==== Entries shown ====
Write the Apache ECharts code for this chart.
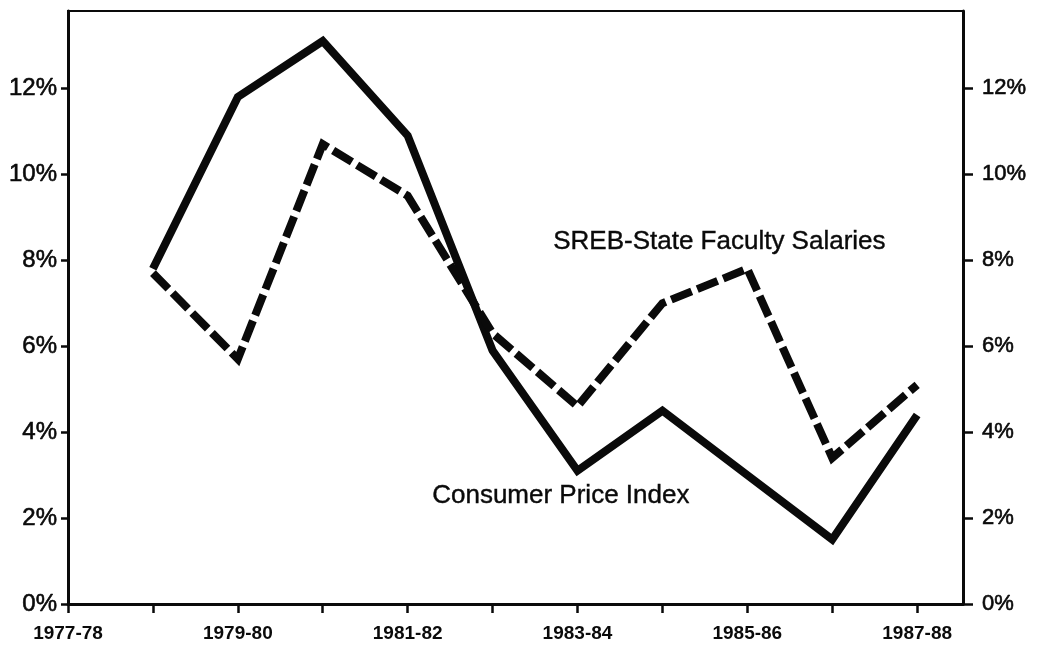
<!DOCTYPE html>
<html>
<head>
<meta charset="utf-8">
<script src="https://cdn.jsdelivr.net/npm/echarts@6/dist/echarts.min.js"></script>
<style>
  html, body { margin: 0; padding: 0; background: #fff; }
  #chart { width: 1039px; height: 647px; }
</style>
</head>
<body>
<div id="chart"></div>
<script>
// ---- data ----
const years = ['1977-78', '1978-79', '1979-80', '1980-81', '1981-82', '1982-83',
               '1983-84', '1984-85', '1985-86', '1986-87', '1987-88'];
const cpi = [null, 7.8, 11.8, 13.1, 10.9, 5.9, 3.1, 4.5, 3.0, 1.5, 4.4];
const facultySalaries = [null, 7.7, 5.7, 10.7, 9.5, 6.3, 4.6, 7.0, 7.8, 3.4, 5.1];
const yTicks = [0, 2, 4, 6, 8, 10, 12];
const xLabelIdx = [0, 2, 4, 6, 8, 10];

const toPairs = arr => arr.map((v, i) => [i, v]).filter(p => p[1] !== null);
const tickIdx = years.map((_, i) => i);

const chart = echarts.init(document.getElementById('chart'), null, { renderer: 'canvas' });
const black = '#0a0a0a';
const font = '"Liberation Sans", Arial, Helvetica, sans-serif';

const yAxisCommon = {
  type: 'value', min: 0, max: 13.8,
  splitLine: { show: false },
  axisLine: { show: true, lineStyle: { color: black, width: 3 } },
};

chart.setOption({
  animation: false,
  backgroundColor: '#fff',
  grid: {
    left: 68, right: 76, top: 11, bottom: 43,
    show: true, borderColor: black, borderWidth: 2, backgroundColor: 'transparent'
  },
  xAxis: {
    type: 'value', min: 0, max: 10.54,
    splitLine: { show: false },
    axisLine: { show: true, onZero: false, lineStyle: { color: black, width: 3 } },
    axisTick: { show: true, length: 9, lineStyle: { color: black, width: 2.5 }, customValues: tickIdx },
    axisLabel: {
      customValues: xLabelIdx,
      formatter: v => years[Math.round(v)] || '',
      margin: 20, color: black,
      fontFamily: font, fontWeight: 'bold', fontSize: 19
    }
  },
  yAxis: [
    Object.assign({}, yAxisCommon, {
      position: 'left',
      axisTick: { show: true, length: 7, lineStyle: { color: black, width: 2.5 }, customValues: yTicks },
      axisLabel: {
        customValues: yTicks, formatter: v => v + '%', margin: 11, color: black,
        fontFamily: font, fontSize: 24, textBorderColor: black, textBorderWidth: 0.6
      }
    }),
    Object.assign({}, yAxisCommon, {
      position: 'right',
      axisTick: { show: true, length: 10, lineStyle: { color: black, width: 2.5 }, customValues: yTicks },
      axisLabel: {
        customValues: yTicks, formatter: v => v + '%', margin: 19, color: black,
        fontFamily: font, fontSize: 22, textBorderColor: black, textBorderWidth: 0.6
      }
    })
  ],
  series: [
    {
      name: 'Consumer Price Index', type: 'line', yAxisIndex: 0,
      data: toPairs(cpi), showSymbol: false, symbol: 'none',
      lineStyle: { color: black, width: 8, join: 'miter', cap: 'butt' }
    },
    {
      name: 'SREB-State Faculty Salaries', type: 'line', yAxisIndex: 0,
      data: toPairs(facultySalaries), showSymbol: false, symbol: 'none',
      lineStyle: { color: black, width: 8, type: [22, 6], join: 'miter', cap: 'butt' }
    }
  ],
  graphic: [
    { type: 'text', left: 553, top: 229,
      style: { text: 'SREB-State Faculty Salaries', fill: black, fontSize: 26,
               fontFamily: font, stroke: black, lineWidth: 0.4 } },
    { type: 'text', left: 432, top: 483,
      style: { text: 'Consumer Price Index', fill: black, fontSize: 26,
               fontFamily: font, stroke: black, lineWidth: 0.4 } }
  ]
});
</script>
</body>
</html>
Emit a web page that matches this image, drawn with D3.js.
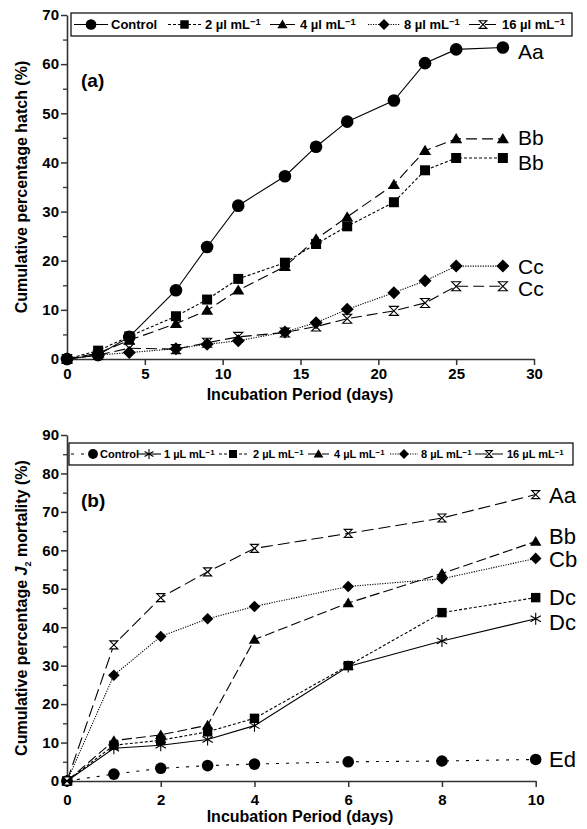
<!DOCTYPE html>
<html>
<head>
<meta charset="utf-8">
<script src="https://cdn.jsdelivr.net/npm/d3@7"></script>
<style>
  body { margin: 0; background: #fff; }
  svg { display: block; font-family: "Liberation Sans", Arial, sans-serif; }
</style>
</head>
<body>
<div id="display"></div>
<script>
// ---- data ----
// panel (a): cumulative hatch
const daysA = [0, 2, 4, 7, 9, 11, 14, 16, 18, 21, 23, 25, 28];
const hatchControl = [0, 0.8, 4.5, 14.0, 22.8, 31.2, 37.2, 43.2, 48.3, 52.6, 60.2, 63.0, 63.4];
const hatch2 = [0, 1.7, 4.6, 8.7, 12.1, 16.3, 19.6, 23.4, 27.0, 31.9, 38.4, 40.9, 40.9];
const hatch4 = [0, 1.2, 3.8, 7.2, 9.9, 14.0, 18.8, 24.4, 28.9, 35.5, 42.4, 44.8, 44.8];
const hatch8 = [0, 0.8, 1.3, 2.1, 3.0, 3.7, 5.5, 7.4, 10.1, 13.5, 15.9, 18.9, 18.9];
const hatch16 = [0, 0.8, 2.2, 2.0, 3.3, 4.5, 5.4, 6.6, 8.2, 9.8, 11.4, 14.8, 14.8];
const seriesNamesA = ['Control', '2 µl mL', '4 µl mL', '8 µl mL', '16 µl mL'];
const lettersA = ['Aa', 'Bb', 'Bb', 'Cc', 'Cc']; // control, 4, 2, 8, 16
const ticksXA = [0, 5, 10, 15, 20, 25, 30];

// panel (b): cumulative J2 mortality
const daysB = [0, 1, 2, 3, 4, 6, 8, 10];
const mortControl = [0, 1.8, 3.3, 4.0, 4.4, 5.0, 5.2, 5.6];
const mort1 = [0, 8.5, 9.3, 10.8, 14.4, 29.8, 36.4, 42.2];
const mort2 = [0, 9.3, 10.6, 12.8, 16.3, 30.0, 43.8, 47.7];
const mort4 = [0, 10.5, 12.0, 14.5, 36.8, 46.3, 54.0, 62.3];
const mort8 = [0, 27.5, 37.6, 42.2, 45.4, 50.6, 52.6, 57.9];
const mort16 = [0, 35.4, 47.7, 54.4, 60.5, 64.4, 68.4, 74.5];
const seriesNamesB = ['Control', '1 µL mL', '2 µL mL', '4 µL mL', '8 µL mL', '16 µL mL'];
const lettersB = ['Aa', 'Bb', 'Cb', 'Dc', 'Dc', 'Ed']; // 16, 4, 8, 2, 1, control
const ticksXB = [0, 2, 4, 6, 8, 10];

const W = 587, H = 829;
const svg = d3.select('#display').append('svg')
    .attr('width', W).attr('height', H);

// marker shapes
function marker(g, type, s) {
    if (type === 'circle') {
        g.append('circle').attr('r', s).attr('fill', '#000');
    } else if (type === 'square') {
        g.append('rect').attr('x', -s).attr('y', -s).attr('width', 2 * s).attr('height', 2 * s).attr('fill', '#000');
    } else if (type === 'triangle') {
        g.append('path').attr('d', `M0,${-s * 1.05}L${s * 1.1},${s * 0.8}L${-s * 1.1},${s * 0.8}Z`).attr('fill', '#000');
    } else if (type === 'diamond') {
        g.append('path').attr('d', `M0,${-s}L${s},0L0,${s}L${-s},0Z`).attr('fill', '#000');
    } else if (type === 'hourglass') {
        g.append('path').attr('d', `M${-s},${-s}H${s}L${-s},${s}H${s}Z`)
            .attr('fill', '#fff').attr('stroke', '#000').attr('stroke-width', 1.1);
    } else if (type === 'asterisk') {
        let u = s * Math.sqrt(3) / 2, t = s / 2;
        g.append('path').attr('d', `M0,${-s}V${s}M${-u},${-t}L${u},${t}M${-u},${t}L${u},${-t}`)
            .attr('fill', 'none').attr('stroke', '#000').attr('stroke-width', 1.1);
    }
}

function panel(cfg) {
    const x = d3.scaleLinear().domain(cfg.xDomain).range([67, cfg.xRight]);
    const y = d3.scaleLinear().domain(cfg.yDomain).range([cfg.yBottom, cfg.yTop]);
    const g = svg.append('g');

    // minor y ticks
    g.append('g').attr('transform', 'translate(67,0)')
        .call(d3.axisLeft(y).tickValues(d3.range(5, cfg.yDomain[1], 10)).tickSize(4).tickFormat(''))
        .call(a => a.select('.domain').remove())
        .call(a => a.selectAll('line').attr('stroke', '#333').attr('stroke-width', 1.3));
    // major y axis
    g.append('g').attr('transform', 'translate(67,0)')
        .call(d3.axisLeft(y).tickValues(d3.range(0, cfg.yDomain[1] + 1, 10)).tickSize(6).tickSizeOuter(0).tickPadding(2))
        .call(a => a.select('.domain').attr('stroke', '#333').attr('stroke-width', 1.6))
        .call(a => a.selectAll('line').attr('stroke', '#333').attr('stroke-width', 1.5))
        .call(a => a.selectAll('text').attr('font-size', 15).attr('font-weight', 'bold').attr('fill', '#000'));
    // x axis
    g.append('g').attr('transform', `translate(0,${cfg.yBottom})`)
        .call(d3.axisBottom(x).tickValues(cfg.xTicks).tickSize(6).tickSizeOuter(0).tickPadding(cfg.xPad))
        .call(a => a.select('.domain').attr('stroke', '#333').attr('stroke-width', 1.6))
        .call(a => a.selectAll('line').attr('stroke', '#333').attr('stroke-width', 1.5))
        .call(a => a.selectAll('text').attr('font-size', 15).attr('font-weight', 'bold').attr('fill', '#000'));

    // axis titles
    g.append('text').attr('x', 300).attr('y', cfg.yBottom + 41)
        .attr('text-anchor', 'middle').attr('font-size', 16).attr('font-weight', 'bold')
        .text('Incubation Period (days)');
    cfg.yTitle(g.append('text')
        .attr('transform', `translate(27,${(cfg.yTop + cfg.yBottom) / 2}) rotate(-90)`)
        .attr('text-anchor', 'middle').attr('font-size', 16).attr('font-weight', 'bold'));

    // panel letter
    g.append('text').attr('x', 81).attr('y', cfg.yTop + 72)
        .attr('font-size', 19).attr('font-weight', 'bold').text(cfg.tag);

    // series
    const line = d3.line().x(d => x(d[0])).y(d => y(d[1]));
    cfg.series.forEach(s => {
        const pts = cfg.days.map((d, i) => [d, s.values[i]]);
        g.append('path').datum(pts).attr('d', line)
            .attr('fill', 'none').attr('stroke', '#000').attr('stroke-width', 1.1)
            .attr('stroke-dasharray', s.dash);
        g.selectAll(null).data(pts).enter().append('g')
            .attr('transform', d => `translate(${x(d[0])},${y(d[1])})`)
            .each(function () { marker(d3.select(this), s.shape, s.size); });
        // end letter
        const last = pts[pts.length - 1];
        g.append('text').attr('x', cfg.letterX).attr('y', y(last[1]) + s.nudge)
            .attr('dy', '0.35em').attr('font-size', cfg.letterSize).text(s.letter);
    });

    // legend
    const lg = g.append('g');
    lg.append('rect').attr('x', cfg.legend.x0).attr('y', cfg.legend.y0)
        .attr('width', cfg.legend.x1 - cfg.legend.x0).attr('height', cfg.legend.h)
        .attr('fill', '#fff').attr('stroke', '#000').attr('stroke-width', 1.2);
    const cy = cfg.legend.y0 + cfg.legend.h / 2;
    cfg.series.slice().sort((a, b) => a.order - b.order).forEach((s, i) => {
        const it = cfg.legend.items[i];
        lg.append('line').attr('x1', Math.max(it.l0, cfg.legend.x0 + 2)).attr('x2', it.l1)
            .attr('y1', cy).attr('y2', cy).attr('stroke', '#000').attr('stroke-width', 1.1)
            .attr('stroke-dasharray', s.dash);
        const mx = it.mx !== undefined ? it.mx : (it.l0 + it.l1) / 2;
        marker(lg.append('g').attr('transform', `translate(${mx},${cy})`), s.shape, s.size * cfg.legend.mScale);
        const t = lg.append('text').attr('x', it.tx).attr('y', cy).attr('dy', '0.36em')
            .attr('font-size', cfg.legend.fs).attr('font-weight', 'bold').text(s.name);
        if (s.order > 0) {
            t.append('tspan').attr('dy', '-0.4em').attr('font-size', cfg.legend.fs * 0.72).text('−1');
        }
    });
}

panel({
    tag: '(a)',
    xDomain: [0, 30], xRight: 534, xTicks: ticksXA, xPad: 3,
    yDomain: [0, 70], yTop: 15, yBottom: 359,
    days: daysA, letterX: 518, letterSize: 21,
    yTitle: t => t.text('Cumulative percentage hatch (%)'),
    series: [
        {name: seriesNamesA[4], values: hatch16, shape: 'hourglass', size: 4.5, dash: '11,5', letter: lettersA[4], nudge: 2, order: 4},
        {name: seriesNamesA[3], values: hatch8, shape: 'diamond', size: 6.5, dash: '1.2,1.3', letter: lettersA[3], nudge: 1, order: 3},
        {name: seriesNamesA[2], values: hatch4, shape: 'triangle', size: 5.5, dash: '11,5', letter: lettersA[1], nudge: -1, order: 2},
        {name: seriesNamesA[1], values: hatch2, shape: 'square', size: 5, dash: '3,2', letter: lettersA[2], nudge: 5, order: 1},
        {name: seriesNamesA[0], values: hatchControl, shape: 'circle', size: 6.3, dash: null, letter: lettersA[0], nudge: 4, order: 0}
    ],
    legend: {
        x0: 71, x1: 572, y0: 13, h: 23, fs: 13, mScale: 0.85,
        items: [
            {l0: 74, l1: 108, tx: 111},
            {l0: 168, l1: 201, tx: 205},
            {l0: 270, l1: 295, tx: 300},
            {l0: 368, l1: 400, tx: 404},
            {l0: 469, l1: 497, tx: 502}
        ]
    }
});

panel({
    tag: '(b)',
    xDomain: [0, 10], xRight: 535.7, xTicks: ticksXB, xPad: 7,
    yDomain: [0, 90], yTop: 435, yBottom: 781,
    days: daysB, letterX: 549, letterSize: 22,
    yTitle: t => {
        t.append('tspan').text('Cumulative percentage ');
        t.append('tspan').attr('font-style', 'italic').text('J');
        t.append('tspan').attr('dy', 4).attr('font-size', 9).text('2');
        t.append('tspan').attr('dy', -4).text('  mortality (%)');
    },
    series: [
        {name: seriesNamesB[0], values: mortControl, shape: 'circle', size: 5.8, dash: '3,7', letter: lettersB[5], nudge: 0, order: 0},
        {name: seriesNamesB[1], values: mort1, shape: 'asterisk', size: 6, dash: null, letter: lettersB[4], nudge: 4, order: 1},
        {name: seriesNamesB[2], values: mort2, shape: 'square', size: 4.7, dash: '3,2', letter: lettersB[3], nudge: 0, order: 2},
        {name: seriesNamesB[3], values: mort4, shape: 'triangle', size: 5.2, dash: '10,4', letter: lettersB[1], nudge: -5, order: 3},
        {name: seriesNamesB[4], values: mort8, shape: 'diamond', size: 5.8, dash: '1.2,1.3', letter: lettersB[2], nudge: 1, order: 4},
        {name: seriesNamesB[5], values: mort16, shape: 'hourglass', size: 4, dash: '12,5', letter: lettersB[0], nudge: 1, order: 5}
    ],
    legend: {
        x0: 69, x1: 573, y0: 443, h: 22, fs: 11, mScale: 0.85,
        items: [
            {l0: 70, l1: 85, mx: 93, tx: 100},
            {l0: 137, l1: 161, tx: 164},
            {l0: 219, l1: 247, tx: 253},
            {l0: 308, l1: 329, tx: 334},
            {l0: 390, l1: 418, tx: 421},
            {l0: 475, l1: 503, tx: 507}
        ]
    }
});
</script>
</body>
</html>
====
Aim of the task: Reproduce only the lines from the beginning of the data through the line that contains "const xLabelIdx = [0, 2, 4, 6, 8, 10];", both included, and please drop the pictures.

Response for this exercise:
Write the Apache ECharts code for this chart.
<!DOCTYPE html>
<html>
<head>
<meta charset="utf-8">
<script src="https://cdn.jsdelivr.net/npm/echarts@6/dist/echarts.min.js"></script>
<style>
  html, body { margin: 0; padding: 0; background: #fff; }
  #chart { width: 1039px; height: 647px; }
</style>
</head>
<body>
<div id="chart"></div>
<script>
// ---- data ----
const years = ['1977-78', '1978-79', '1979-80', '1980-81', '1981-82', '1982-83',
               '1983-84', '1984-85', '1985-86', '1986-87', '1987-88'];
const cpi = [null, 7.8, 11.8, 13.1, 10.9, 5.9, 3.1, 4.5, 3.0, 1.5, 4.4];
const facultySalaries = [null, 7.7, 5.7, 10.7, 9.5, 6.3, 4.6, 7.0, 7.8, 3.4, 5.1];
const yTicks = [0, 2, 4, 6, 8, 10, 12];
const xLabelIdx = [0, 2, 4, 6, 8, 10];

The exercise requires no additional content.